Lo que quisiera deciros es esto. Entre todas las formas de la fecundidad humana, el matrimonio es único. Es un amor que da origen a una vida nueva. Implica la responsabilidad mutua en la trasmisión del don divino de la vida y ofrece un ambiente estable en el que la vida nueva puede crecer y florecer. El matrimonio en la Iglesia, es decir el sacramento del matrimonio, participa de modo especial en el misterio del amor eterno de Dios. Cuando un hombre y una mujer cristianos se unen en el vínculo del matrimonio, la gracia del Señor los habilita a prometerse libremente el uno al otro un amor exclusivo y duradero. De ese modo su unión se convierte en signo sacramental de la nueva y eterna alianza entre el Señor y su esposa, la Iglesia. Jesús está siempre presente en medio de ellos. Los sostiene en el curso de la vida, en su recíproca entrega, en la fidelidad y en la unidad indisoluble (cf. Gaudium et spes, 48). Su amor es una roca y un refugio en los tiempos de prueba, pero sobre todo es una fuente de crecimiento constante en un amor puro y para siempre. Apostad por ello para toda la vida. Arriesgad, porque el matrimonio es un riesgo que vale la pena, para toda la vida. Porque el amor es así.
Sabemos que el amor es lo que Dios sueña para nosotros y para toda la familia humana. Por favor, no lo olvidéis nunca. Dios tiene un sueño para nosotros y nos pide que lo hagamos nuestro. No tengáis miedo de ese sueño. Soñad en grande. Custodiadlo como un tesoro y soñadlo juntos cada día de nuevo. Así, seréis capaces de sosteneros mutuamente con esperanza, con fuerza, y con el perdón en los momentos en los que el camino se hace arduo y resulta difícil recorrerlo. En la Biblia, Dios se compromete a permanecer fiel a su alianza, aun cuando lo entristecemos y nuestro amor se debilita. Él nos dice, escuchad bien: «Nunca te dejaré ni te abandonaré» (Hb 13,5). Como marido y mujer, ungiros mutuamente con estas palabras de promesa, cada día por el resto de vuestras vidas. Y no dejéis nunca de soñar. Siempre repetid en el corazón: 'no te dejaré, no te abandonaré'.
Stephen y Jordan están recién casados y han preguntado algo muy importante: cómo pueden los padres trasmitir la fe a los hijos. Sé que aquí en Irlanda la Iglesia ha preparado cuidadosamente programas de catequesis para educar en la fe dentro de las escuelas y de las parroquias.
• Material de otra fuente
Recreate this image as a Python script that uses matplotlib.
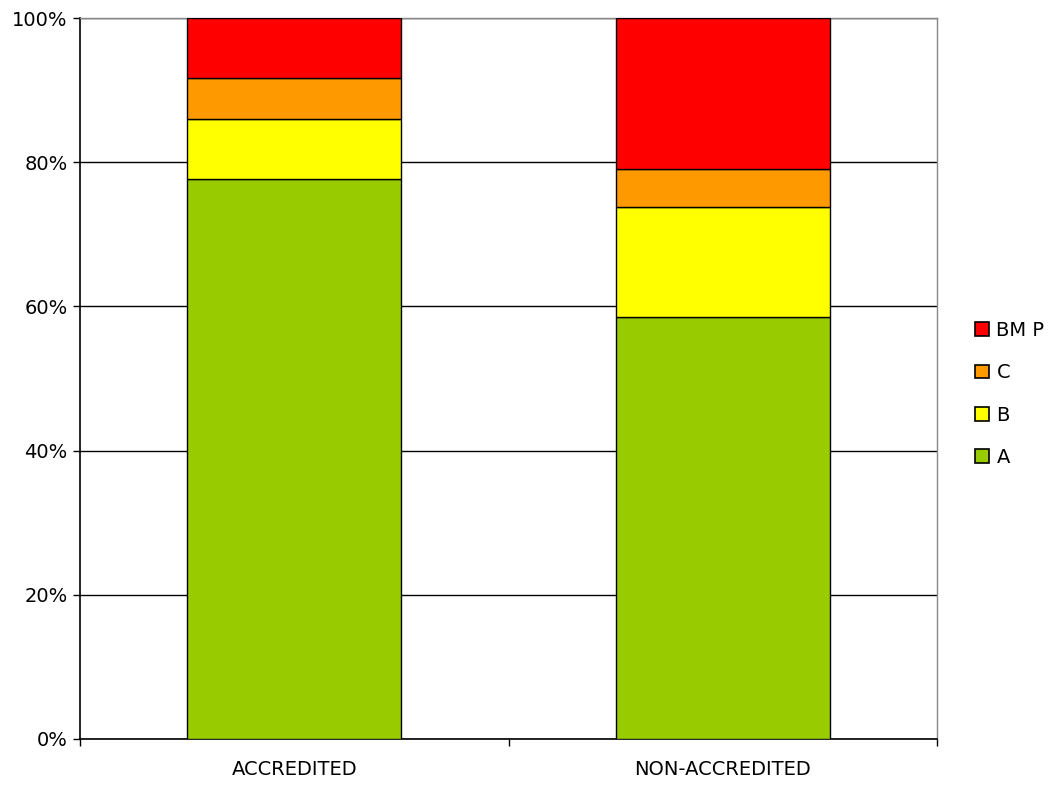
import matplotlib
matplotlib.use("Agg")
import matplotlib.pyplot as plt
from matplotlib.patches import Patch

categories = ["ACCREDITED", "NON-ACCREDITED"]
A = [77.7, 58.5]
B = [8.3, 15.3]
C = [5.7, 5.3]
BMP = [8.3, 20.9]
series_names = ["A", "B", "C", "BM P"]
series_vals = [A, B, C, BMP]
colors = ["#99CC00", "#FFFF00", "#FF9900", "#FF0000"]

fig = plt.figure(figsize=(10.49, 7.85), dpi=100)
ax = fig.add_axes([80/1049, 1-739/785, (937-80)/1049, (739-18)/785])

x = list(range(len(categories)))
bottom = [0.0] * len(categories)
handles = []
for name, vals, col in zip(series_names, series_vals, colors):
    ax.bar(x, vals, width=0.5, bottom=bottom, color=col, edgecolor="black",
           linewidth=1.0, zorder=3)
    bottom = [b + v for b, v in zip(bottom, vals)]
    handles.append(Patch(facecolor=col, edgecolor="black", linewidth=1.2, label=name))

ax.set_xlim(-0.5, len(categories) - 0.5)
ax.set_ylim(0, 100)
ax.set_yticks([0, 20, 40, 60, 80, 100])
ax.set_yticklabels([f"{v}%" for v in [0, 20, 40, 60, 80, 100]], fontsize=14)
ax.yaxis.grid(True, color="black", linewidth=1.0, zorder=0)
ax.set_axisbelow(True)

ax.set_xticks(x)
ax.set_xticklabels(categories, fontsize=14)
ax.tick_params(axis="x", which="major", length=0, pad=15)
ax.set_xticks([-0.5, 0.5, 1.5], minor=True)
ax.tick_params(axis="x", which="minor", length=5, width=1, direction="out")
ax.tick_params(axis="y", length=5, width=1, direction="out", pad=4)

for s in ["left", "bottom"]:
    ax.spines[s].set_color("black")
    ax.spines[s].set_linewidth(1.2)
for s in ["top", "right"]:
    ax.spines[s].set_color("#888888")
    ax.spines[s].set_linewidth(1.0)

leg = fig.legend(handles=handles[::-1], loc="center left",
                 bbox_to_anchor=(975/1049, 1-394/785), frameon=False,
                 fontsize=14, handlelength=0.7, handleheight=0.7,
                 handletextpad=0.4, labelspacing=1.2, borderaxespad=0,
                 borderpad=0)

fig.savefig("out.png", dpi=100)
Pero el primer y más importante lugar para trasmitir la fe es el hogar, se aprende a creer en cada. A través del sereno y cotidiano ejemplo de los padres que aman al Señor y confían en su palabra. Ahí, en la casa, que podemos llamar «iglesia doméstica», los hijos aprenden el significado de la fidelidad, de la honestidad y del sacrificio. Ven cómo mamá y papá se comportan entre ellos, cómo se cuidan el uno al otro y a los demás, cómo aman a Dios y a la Iglesia. Así los hijos pueden respirar el aire fresco del Evangelio y aprender a comprender, juzgar y actuar en modo coherente con la fe que han heredado. La fe, hermanos y hermanas, se trasmite alrededor de la mesa doméstica, en la conversación ordinaria, a través del lenguaje que solo el amor perseverante sabe hablar. No olvidáis nunca que la fe se transmite en dialecto, dialecto de la casa, dialecto de la vida del hogar, de la vida en familia. Pensad en los siete hermanos de los macabeos como la madre le hablaba en dialecto, es decir, en lo que desde pequeños habían aprendido de dios. Es difícil aprender la fe, se puede, pero es difícil si no ha sido recibida en esa lengua materna, en casa, en dialecto.
Estoy tentado de hablar de una experiencia mía, de niño. Si es útil la cuento. Recuerdo una vez, tendría cinco años, entré a casa, y allí en el comedor papá llegaba del trabajo y en ese momento delante de mí he visto a papá y a mamá besándose. No lo olvido nunca. Hermoso. Cansado del trabajo, pero tuvo la fuerza de expresar el amor a su mujer. Que vuestros hijos os vean así acariciándoos, besándoos, porque así aprenden el dialecto del amor, la fe en este dialecto del amor.